L’usage de l’écriture inclusive répond donc aux problématiques de notre temps, et varie en fonction d’un choix personnel, d’une recommandation institutionnelle ou encore d’un engagement militant.
Comme le met en avant la chercheuse Éliane Viennot, la langue française est historiquement binaire et façonnée autour du masculin. Depuis le XVIIe siècle, la forme masculine l’emporte sur le féminin, notamment dans les accords au pluriel.
Mais cette règle n’est pas immuable, et n'a pas toujours été en vigueur : c'est une décision relevant de l'Académie Française, et qui encore aujourd'hui est mise en avant par des académiciens comme Jean Dubois. Cependant, l'Académie ne semble pas réussir à avoir le dernier mot. D'une part, au niveau populaire, les mentalités changent dans les cours d'école, et les petites filles comme les petits garçons remettent en question l'hégémonie du masculin générique, d'autre part, même à l'assemblée, des députés et députées luttent pour que l'écriture inclusive soit instituée dans leur milieu. Enfin, puisque l'égalité semble être à portée d'un tiret, d'un point médian, ou d'un pronom, le Haut Conseil à l'égalité entre les femmes et les hommes (HCE), met en place depuis quelques années une véritable campagne de sensibilisation à l'écriture inclusive.
L’écriture inclusive propose donc une formulation neutre, une nouvelle graphie ou une relecture des normes existantes pour rétablir un équilibre symbolique et concret.
● Tout d'abord, le point médian permet une économie d’espace tout en incluant les deux genres. Il donne « les étudiant•e•s » ou « les salarié•e•s ».
● La double flexion consiste à mentionner les deux genres grammaticaux. Par exemple : « les candidats et les candidates ». C’est une formulation simple, directe, qui évite l’usage du masculin dans la langue comme valeur par défaut.
● Le slash, le tiret, ou les parenthèses sont parfois utilisés comme variantes au point médian, notamment lorsque celui-ci pose problème sur certains supports numériques. Chez Les Mots, nous utilisons les parenthèses !
● Les mots épicènes offrent une autre solution. Ce sont des termes qui ne marquent pas le genre, comme « élève », « personne » ou « responsable ». Leur utilisation permet une rédaction non sexiste, tout en restant naturelle.
● Enfin, on peut utiliser des accords de proximité, où le mot le plus proche détermine le genre grammatical de l’adjectif. Cette règle était l’usage avant que les marqueurs féminins ne soient effacés par les académiciens à partir du XVIIe siècle !
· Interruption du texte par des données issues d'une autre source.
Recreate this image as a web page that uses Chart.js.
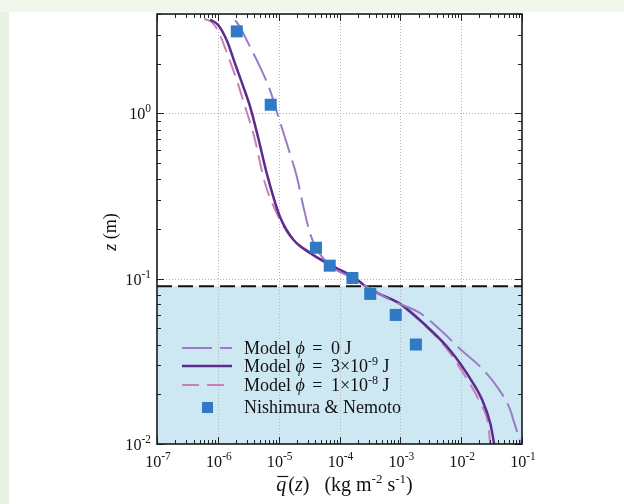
<!DOCTYPE html>
<html>
<head>
<meta charset="utf-8">
<script src="https://cdn.jsdelivr.net/npm/chart.js@4.4.1/dist/chart.umd.min.js"></script>
<style>
  html, body { margin: 0; padding: 0; }
  body { width: 624px; height: 504px; background: #f2f7ee; position: relative; overflow: hidden; }
  #strip { position: absolute; left: 0; top: 12px; width: 9px; height: 492px; background: #e9f2e0; }
  #paper { position: absolute; left: 9px; top: 12px; width: 615px; height: 492px; background: #fff; }
  #chart { position: absolute; left: 0; top: 0; }
</style>
</head>
<body>
<div id="strip"></div>
<div id="paper"></div>
<canvas id="chart" width="624" height="504"></canvas>
<script>
// model, phi = 0 J
const qPhi0 = [1.92e-6, 2.17e-6, 3.39e-6, 4.95e-6, 7.23e-6, 9.9e-6, 1.36e-5, 1.99e-5, 2.55e-5, 3.28e-5, 4.12e-5, 7.0e-5, 1.49e-4, 2.64e-4, 6.8e-4, 2.12e-3, 4.52e-3, 1.0e-2, 2.05e-2, 3.86e-2, 6.4e-2, 7.2e-2, 9.6e-2];
const zPhi0 = [3.66, 3.46, 2.53, 1.91, 1.38, 0.954, 0.659, 0.414, 0.273, 0.188, 0.154, 0.120, 0.1025, 0.0905, 0.0745, 0.0619, 0.0491, 0.0371, 0.0294, 0.0223, 0.0161, 0.0140, 0.0101];
// model, phi = 3e-9 J
const qPhi3 = [7.45e-7, 1.02e-6, 1.40e-6, 1.92e-6, 2.63e-6, 3.39e-6, 4.64e-6, 6.37e-6, 1.05e-5, 1.75e-5, 3.72e-5, 1.02e-4, 1.69e-4, 2.64e-4, 4.66e-4, 9.93e-4, 2.73e-3, 5.82e-3, 1.0e-2, 1.52e-2, 2.21e-2, 3.0e-2, 3.49e-2];
const zPhi3 = [3.71, 3.42, 2.77, 2.00, 1.45, 1.10, 0.706, 0.434, 0.237, 0.172, 0.139, 0.113, 0.103, 0.0905, 0.0804, 0.0705, 0.0514, 0.0389, 0.0301, 0.0238, 0.0185, 0.0134, 0.0100];
// model, phi = 1e-8 J
const qPhi1 = [6.0e-7, 8.43e-7, 1.09e-6, 1.49e-6, 2.05e-6, 2.80e-6, 3.84e-6, 5.97e-6, 9.3e-6, 1.54e-5, 3.28e-5, 1.02e-4, 2.64e-4, 9.9e-4, 2.73e-3, 5.82e-3, 1.0e-2, 2.05e-2, 2.81e-2, 3.0e-2];
const zPhi1 = [3.75, 3.50, 2.97, 2.20, 1.59, 1.10, 0.757, 0.378, 0.249, 0.181, 0.145, 0.1125, 0.0905, 0.0698, 0.0508, 0.0377, 0.0281, 0.0177, 0.0128, 0.0100];
// Nishimura & Nemoto measurements
const qObs = [2.05e-6, 7.4e-6, 4.1e-5, 6.9e-5, 1.63e-4, 3.2e-4, 8.4e-4, 1.8e-3];
const zObs = [3.14, 1.13, 0.154, 0.120, 0.101, 0.081, 0.0604, 0.040];

const zBed = 0.09;           // top of the shaded layer
const xExp = [-7, -6, -5, -4, -3, -2, -1];
const yExp = [-2, -1, 0];
const xMin = 1e-7, xMax = 1e-1, yMin = 1e-2, yMax = 4;

const SERIF = "'Liberation Serif', 'Times New Roman', serif";
const pts = (xs, ys) => xs.map((x, i) => ({ x: x, y: ys[i] }));

// text made of pieces: {t, f, dy}
function rich(ctx, segs, x, y, align, sx) {
  sx = sx || 1;
  let w = 0;
  segs.forEach(s => { ctx.font = s.f; s.w = ctx.measureText(s.t).width * sx + (s.pad || 0); w += s.w; });
  let cx = align === 'center' ? x - w / 2 : align === 'right' ? x - w : x;
  segs.forEach(s => {
    ctx.save();
    ctx.font = s.f;
    ctx.textAlign = 'left';
    ctx.textBaseline = 'alphabetic';
    ctx.fillStyle = '#111';
    ctx.translate(cx, y + (s.dy || 0));
    ctx.scale(sx, 1);
    ctx.fillText(s.t, 0, 0);
    ctx.restore();
    s.x0 = cx;
    cx += s.w;
  });
  return segs;
}

const pow10 = () => ({ t: '10', f: '17px ' + SERIF });
const sup = t => ({ t: t, f: '12px ' + SERIF, dy: -7 });

const frame = {
  id: 'frame',
  beforeDraw(chart) {
    const { ctx, chartArea: a, scales: { y } } = chart;
    ctx.save();
    ctx.fillStyle = '#cde8f3';
    const yb = y.getPixelForValue(zBed);
    ctx.fillRect(a.left, yb, a.right - a.left, a.bottom - yb);
    ctx.restore();
  },
  beforeDatasetsDraw(chart) {
    const { ctx, chartArea: a, scales: { x, y } } = chart;
    ctx.save();
    ctx.strokeStyle = '#b4b4b4';
    ctx.lineWidth = 1;
    ctx.setLineDash([1, 2]);
    xExp.forEach(e => {
      const px = Math.round(x.getPixelForValue(Math.pow(10, e))) + 0.5;
      if (px <= a.left + 1 || px >= a.right - 1) return;
      ctx.beginPath(); ctx.moveTo(px, a.top); ctx.lineTo(px, a.bottom); ctx.stroke();
    });
    yExp.forEach(e => {
      const py = Math.round(y.getPixelForValue(Math.pow(10, e))) + 0.5;
      if (py <= a.top + 1 || py >= a.bottom - 1) return;
      ctx.beginPath(); ctx.moveTo(a.left, py); ctx.lineTo(a.right, py); ctx.stroke();
    });
    // bed level
    ctx.strokeStyle = '#111';
    ctx.lineWidth = 2;
    ctx.setLineDash([15, 6]);
    const yb = y.getPixelForValue(zBed);
    ctx.beginPath(); ctx.moveTo(a.left, yb); ctx.lineTo(a.right, yb); ctx.stroke();
    ctx.restore();
  },
  afterDraw(chart) {
    const { ctx, chartArea: a, scales: { x, y } } = chart;
    ctx.save();
    // tick marks on all four sides
    ctx.strokeStyle = '#222';
    ctx.lineWidth = 1;
    const xt = [], yt = [];
    xExp.forEach(e => {
      xt.push([Math.pow(10, e), 7]);
      if (e < -1) for (let m = 2; m <= 9; m++) xt.push([m * Math.pow(10, e), 4]);
    });
    yExp.forEach(e => {
      yt.push([Math.pow(10, e), 7]);
      for (let m = 2; m <= 9; m++) if (m * Math.pow(10, e) <= yMax) yt.push([m * Math.pow(10, e), 4]);
    });
    xt.forEach(([v, l]) => {
      const px = Math.round(x.getPixelForValue(v)) + 0.5;
      ctx.beginPath();
      ctx.moveTo(px, a.bottom); ctx.lineTo(px, a.bottom - l);
      ctx.moveTo(px, a.top); ctx.lineTo(px, a.top + l);
      ctx.stroke();
    });
    yt.forEach(([v, l]) => {
      const py = Math.round(y.getPixelForValue(v)) + 0.5;
      ctx.beginPath();
      ctx.moveTo(a.left, py); ctx.lineTo(a.left + l, py);
      ctx.moveTo(a.right, py); ctx.lineTo(a.right - l, py);
      ctx.stroke();
    });
    // plot border
    ctx.lineWidth = 1.6;
    ctx.strokeStyle = '#1a1a1a';
    ctx.strokeRect(a.left, a.top, a.right - a.left, a.bottom - a.top);

    // tick labels
    xExp.forEach(e => {
      rich(ctx, [pow10(), sup(String(e))], x.getPixelForValue(Math.pow(10, e)) + 1, a.bottom + 23, 'center', 0.95);
    });
    yExp.forEach(e => {
      rich(ctx, [pow10(), sup(String(e))], a.left - 6, y.getPixelForValue(Math.pow(10, e)) + 6, 'right', 0.95);
    });

    // axis titles
    const fT = '20px ' + SERIF, fI = 'italic 20px ' + SERIF;
    const xs = rich(ctx, [
      { t: 'q', f: fI, pad: 2 }, { t: '(', f: fT }, { t: 'z', f: fI }, { t: ')', f: fT },
      { t: '   (kg m', f: fT }, { t: '-2', f: '13px ' + SERIF, dy: -8 },
      { t: ' s', f: fT }, { t: '-1', f: '13px ' + SERIF, dy: -8 }, { t: ')', f: fT }
    ], (a.left + a.right) / 2 + 5, 491, 'center');
    ctx.strokeStyle = '#111';
    ctx.lineWidth = 1.2;
    ctx.beginPath();
    ctx.moveTo(xs[0].x0 + 1, 476.5); ctx.lineTo(xs[0].x0 + xs[0].w, 476.5);
    ctx.stroke();

    ctx.save();
    ctx.translate(116, 232);
    ctx.rotate(-Math.PI / 2);
    rich(ctx, [{ t: 'z', f: 'italic 18px ' + SERIF }, { t: ' (m)', f: '18px ' + SERIF }], 0, 0, 'center');
    ctx.restore();

    // legend inside the plot
    const fL = '18px ' + SERIF, fLI = 'italic 18px ' + SERIF, fLs = '12px ' + SERIF;
    const rows = [
      { ds: 0, y: 348, text: [{ t: 'Model ', f: fL }, { t: 'ϕ', f: fLI, pad: 3 }, { t: ' = ', f: fL, pad: 4 }, { t: '0 J', f: fL }] },
      { ds: 1, y: 366, text: [{ t: 'Model ', f: fL }, { t: 'ϕ', f: fLI, pad: 3 }, { t: ' = ', f: fL, pad: 4 }, { t: '3×10', f: fL }, { t: '-9', f: fLs, dy: -7 }, { t: ' J', f: fL }] },
      { ds: 2, y: 385, text: [{ t: 'Model ', f: fL }, { t: 'ϕ', f: fLI, pad: 3 }, { t: ' = ', f: fL, pad: 4 }, { t: '1×10', f: fL }, { t: '-8', f: fLs, dy: -7 }, { t: ' J', f: fL }] },
      { ds: 3, y: 407, text: [{ t: 'Nishimura & Nemoto', f: fL }] }
    ];
    rows.forEach(r => {
      const d = chart.data.datasets[r.ds];
      if (r.ds < 3) {
        ctx.save();
        ctx.strokeStyle = d.borderColor;
        ctx.lineWidth = d.borderWidth;
        ctx.setLineDash(d.borderDash || []);
        ctx.beginPath(); ctx.moveTo(182, r.y); ctx.lineTo(232, r.y); ctx.stroke();
        ctx.restore();
      } else {
        ctx.fillStyle = d.backgroundColor;
        ctx.fillRect(202, r.y - 5, 11, 11);
      }
      rich(ctx, r.text, 244, r.y + 6, 'left');
    });
    ctx.restore();
  }
};

const curve = { showLine: true, pointRadius: 0, cubicInterpolationMode: 'monotone' };

new Chart(document.getElementById('chart'), {
  type: 'scatter',
  data: {
    datasets: [
      Object.assign({
        label: 'Model ϕ = 0 J',
        data: pts(qPhi0, zPhi0),
        borderColor: '#9a7cc6', borderWidth: 2, borderDash: [30, 8]
      }, curve),
      Object.assign({
        label: 'Model ϕ = 3×10-9 J',
        data: pts(qPhi3, zPhi3),
        borderColor: '#5b2b8e', borderWidth: 2.5
      }, curve),
      Object.assign({
        label: 'Model ϕ = 1×10-8 J',
        data: pts(qPhi1, zPhi1),
        borderColor: '#c67fb8', borderWidth: 2, borderDash: [17, 8]
      }, curve),
      {
        label: 'Nishimura & Nemoto',
        data: pts(qObs, zObs),
        showLine: false, order: -1,
        pointStyle: 'rect', pointRadius: 8.5,
        backgroundColor: '#3079c4', borderColor: '#3079c4', borderWidth: 0
      }
    ]
  },
  options: {
    responsive: false,
    animation: false,
    layout: { padding: { left: 157, right: 102, top: 14, bottom: 60 } },
    plugins: { legend: { display: false }, tooltip: { enabled: false } },
    scales: {
      x: { type: 'logarithmic', min: xMin, max: xMax, display: false },
      y: { type: 'logarithmic', min: yMin, max: yMax, display: false }
    }
  },
  plugins: [frame]
});
</script>
</body>
</html>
Les penseurs de l’écriture inclusive avancent plusieurs arguments majeurs. Le premier c'est la représentation : le langage inclusif rend les femmes, les filles, les minorités de genre visible dans la langue française.
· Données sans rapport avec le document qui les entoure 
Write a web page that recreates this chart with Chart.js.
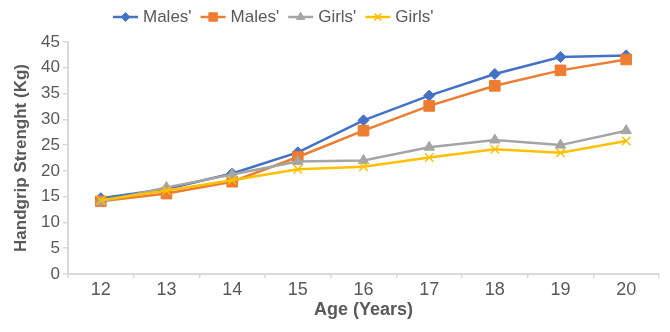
<!DOCTYPE html>
<html>
<head>
<meta charset="utf-8">
<script src="https://cdn.jsdelivr.net/npm/chart.js@4.4.1/dist/chart.umd.min.js"></script>
<style>
  html, body { margin: 0; padding: 0; background: #fff; }
  #wrap { width: 670px; height: 332px; }
</style>
</head>
<body>
<div id="wrap"><canvas id="grip"></canvas></div>
<script>
const ages = ['12','13','14','15','16','17','18','19','20'];
const malesA = [14.7, 16.5, 19.5, 23.6, 29.8, 34.6, 38.8, 42.1, 42.4];
const malesB = [14.1, 15.6, 17.9, 22.7, 27.8, 32.6, 36.5, 39.5, 41.6];
const girlsA = [14.0, 16.8, 19.3, 21.8, 22.0, 24.6, 26.0, 25.0, 27.8];
const girlsB = [14.3, 16.2, 18.2, 20.3, 20.8, 22.6, 24.2, 23.5, 25.8];
const seriesNames = ["Males'", "Males'", "Girls'", "Girls'"];
const yTicks = [0, 5, 10, 15, 20, 25, 30, 35, 40, 45];

const textColor = '#595959';
const axisColor = '#D9D9D9';
const font = 'Liberation Sans, Arial, sans-serif';

const styles = [
  { color: '#4472C4', point: 'rectRot', r: 5.5 },
  { color: '#ED7D31', point: 'rect', r: 7.5 },
  { color: '#A5A5A5', point: 'triangle', r: 6 },
  { color: '#FFC000', point: 'crossRot', r: 6 }
];

const mk = (i, data) => ({
  label: seriesNames[i],
  data,
  borderColor: styles[i].color,
  backgroundColor: styles[i].color,
  pointBorderColor: styles[i].color,
  pointBackgroundColor: styles[i].color,
  pointStyle: styles[i].point,
  pointRadius: styles[i].r,
  pointBorderWidth: styles[i].point === 'crossRot' ? 1.5 : 1,
  borderWidth: 2.5,
  tension: 0,
  order: 4 - i
});

// legend drawn by hand: line + marker, like the office legend
const legendLine = {
  id: 'legendLine',
  afterDraw(chart) {
    const ctx = chart.ctx;
    ctx.save();
    ctx.font = '17px ' + font;
    ctx.textBaseline = 'middle';
    let x = 113;
    const y = 17;
    chart.data.datasets.forEach((ds, i) => {
      const st = styles[i];
      ctx.strokeStyle = st.color;
      ctx.lineWidth = 2.5;
      ctx.beginPath();
      ctx.moveTo(x, y);
      ctx.lineTo(x + 25, y);
      ctx.stroke();
      ctx.fillStyle = st.color;
      ctx.lineWidth = st.point === 'crossRot' ? 1.5 : 1;
      Chart.helpers.drawPoint(ctx, { pointStyle: st.point, radius: st.r * 0.8, rotation: 0, borderWidth: 1 }, x + 12.5, y);
      ctx.fillStyle = textColor;
      ctx.fillText(ds.label, x + 30, y);
      x += 30 + ctx.measureText(ds.label).width + 9;
    });
    ctx.restore();
  }
};

new Chart(document.getElementById('grip'), {
  type: 'line',
  data: {
    labels: ages,
    datasets: [mk(0, malesA), mk(1, malesB), mk(2, girlsA), mk(3, girlsB)]
  },
  options: {
    responsive: true,
    maintainAspectRatio: false,
    animation: false,
    layout: { padding: { top: 42, right: 11, left: 0, bottom: 0 } },
    plugins: { legend: { display: false }, tooltip: { enabled: false } },
    scales: {
      x: {
        offset: true,
        grid: { offset: true, drawOnChartArea: false, drawTicks: true, tickLength: 4, color: axisColor, lineWidth: 1.5 },
        border: { color: axisColor, width: 2 },
        ticks: { color: textColor, font: { family: font, size: 18 }, padding: 1, maxRotation: 0 },
        title: { display: true, text: 'Age (Years)', color: textColor, font: { family: font, size: 18, weight: 'bold' }, padding: { top: 0, bottom: 11 } },
        afterFit(s) { s.height = 58; }
      },
      y: {
        min: 0,
        max: 45,
        afterBuildTicks(s) { s.ticks = yTicks.map(v => ({ value: v })); },
        grid: { drawOnChartArea: false, drawTicks: true, tickLength: 5, color: axisColor, lineWidth: 1.5 },
        border: { color: axisColor, width: 2 },
        ticks: { color: textColor, font: { family: font, size: 17 }, padding: 3 },
        title: { display: true, text: 'Handgrip Strenght (Kg)', color: textColor, font: { family: font, size: 17, weight: 'bold' }, padding: { top: 11, bottom: 0 } },
        afterFit(s) { s.width = 68; }
      }
    }
  },
  plugins: [legendLine]
});
</script>
</body>
</html>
D'autre part, les études de Pascal Gygax en psychologie cognitive montrent que le masculin neutre entraîne des biais de perception : les lecteurs imaginent toujours des hommes, même si le contexte est mixte.
Dans les universités, les débats sont vifs mais la recherche linguistique, les sciences sociales et la sociolinguistique y trouvent un terrain d’étude précieux. Les recherches montrent en effet que la formulation neutre devient un outil d’inclusion et un levier de transformation des mentalités.
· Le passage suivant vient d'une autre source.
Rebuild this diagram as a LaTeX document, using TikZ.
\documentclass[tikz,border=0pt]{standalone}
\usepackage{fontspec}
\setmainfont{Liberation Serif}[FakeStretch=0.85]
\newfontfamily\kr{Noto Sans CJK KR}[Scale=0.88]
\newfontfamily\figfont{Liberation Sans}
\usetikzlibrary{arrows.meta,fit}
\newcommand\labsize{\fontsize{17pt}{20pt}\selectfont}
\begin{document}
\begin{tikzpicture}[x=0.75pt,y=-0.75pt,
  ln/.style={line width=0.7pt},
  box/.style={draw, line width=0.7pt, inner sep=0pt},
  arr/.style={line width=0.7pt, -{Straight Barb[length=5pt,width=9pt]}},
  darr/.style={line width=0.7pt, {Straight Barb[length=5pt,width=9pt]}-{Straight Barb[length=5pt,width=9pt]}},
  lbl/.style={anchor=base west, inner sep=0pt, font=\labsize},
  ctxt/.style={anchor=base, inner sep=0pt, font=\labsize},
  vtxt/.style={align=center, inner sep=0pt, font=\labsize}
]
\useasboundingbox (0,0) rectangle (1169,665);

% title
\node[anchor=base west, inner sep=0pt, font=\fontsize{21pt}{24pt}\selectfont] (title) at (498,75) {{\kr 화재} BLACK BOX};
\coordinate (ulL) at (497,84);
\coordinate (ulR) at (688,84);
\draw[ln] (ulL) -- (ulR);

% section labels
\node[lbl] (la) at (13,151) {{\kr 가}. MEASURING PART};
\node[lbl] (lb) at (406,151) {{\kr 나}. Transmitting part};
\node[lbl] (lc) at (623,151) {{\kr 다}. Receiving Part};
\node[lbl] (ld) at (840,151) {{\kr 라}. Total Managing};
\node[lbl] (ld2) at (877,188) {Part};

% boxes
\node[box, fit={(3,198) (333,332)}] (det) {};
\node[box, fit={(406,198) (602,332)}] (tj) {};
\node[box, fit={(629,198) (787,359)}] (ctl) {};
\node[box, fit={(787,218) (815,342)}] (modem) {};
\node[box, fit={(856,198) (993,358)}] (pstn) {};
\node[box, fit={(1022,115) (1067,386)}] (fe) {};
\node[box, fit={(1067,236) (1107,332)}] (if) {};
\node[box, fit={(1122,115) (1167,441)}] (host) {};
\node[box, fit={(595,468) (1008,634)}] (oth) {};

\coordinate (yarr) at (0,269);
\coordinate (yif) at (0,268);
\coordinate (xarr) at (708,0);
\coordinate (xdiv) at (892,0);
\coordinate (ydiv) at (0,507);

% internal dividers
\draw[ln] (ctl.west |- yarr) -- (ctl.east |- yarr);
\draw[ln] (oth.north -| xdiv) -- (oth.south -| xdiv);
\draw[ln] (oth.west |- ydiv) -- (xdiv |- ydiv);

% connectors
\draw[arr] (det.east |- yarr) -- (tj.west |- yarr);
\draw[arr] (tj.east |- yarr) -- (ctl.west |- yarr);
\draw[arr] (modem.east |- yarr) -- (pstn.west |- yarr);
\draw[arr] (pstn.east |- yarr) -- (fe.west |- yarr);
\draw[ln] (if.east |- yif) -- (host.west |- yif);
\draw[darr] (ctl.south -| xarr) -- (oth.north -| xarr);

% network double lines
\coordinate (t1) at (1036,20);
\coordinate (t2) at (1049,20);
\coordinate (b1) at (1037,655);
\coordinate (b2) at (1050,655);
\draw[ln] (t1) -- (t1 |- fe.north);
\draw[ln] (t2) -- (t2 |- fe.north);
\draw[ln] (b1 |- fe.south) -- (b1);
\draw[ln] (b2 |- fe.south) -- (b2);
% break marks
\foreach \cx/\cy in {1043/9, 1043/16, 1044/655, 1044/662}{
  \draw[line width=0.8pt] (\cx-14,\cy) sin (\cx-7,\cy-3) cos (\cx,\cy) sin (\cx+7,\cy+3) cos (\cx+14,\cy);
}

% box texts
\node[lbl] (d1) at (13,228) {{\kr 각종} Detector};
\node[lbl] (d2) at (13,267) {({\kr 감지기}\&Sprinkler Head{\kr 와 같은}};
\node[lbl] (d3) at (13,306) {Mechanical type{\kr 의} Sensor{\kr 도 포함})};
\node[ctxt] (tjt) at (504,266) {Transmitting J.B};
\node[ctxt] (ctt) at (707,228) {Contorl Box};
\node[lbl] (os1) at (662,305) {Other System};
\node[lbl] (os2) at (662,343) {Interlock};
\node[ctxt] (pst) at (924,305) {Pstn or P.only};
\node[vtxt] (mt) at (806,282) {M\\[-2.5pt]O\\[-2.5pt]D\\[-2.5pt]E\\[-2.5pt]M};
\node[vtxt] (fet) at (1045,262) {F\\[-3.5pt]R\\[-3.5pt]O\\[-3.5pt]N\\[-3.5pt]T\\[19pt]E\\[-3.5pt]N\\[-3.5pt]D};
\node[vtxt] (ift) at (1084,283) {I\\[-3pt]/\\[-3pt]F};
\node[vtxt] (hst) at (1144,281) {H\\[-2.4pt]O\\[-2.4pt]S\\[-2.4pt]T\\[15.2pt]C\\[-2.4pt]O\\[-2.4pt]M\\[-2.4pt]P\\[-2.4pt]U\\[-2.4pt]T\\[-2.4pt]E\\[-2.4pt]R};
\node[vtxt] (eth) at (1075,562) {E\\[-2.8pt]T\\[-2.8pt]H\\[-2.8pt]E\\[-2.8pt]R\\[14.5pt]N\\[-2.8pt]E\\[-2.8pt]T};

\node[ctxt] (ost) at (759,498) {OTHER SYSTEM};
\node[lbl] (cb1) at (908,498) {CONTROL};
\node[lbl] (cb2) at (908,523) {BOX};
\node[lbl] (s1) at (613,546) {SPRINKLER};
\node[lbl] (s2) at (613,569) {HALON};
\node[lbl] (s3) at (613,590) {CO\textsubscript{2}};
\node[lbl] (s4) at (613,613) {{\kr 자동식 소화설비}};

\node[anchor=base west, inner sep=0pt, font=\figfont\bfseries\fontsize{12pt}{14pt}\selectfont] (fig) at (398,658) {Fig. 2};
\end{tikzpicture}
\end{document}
Les opposants ont fait naître une véritable controverse ! Ils évoquent plusieurs problèmes : la lisibilité est le premier.
Pour eux, le point médian rend la lecture ardue, en particulier pour les dyslexiques ou les élèves en difficulté. Certains enseignants et professionnels de l’éducation nationale redoutent une surcharge inutile.
De son côté le Conseil d’État interdit l’usage du point médian dans les documents administratifs et scolaires. L’Académie française parle d’un « péril mortel » pour la langue française...
Beaucoup perçoivent l’écriture inclusive comme une importation anglo-saxonne inadaptée au cadre grammatical français. Elle serait le fruit d’un milieu militant, en rupture avec la tradition. Ce qui aboutit à une opposition politique : l’écriture inclusive étant perçue comme un outil de division ou un symbole du “wokisme”. Elle devient alors un objet de clivage générationnel, idéologique, voire territorial.
Mais dans les faits, l’écriture inclusive est utilisée dans de nombreux milieux professionnels ! Certaines universités, entreprises ou institutions publiques ont mis en place des chartes de rédaction inclusive ou de communication publique sans stéréotype.
Dans l’administration, des circulaires nationales encadrent partiellement les usages : des chartes RH incluent la féminisation des noms de métier et la formulation neutre dans les documents internes.
D'un autre côté, le marketing inclusif gagne du terrain. Les marques adoptant une communication non sexiste valorisent leur engagement RSE et touchent une audience plus large et diversifiée.
Sur le web, la rédaction épicène devient une stratégie de différenciation importante pour la communication des marques.
Au-delà des usages, l’écriture inclusive révèle certains clivages sociaux. Son acceptation ou son rejet met en relief les fractures générationnelles et les oppositions idéologiques.
C’est aussi un révélateur des inégalités : qui a accès au discours public, qui décide des règles, qui est nommé ou ignoré ?
La grammaire française n’est pas neutre : elle est un reflet de la société.
Faut-il instaurer une norme inclusive dans les dictionnaires et les manuels scolaires ? Ou au contraire assumer une coexistence de normes, selon les contextes, les milieux et les préférences ?
Certains plaident pour une grammaire politique, à la fois rigoureuse et respectueuse des valeurs d’inclusion. D’autres pour une souplesse linguistique qui permette à chacun de choisir sa formulation.
De son côté, l’office québécois de la langue française propose un guide pratique d’écriture inclusive, fondé sur des formulations épicènes, l’ordre alphabétique et le recours limité au point médian.
En France, le débat reste complexe.
Mais l’écriture inclusive est là pour rester. Non comme une langue parallèle, mais comme un outil linguistique, une proposition sociale, une forme d’expression qui, bien que contestée, porte en elle une force profonde.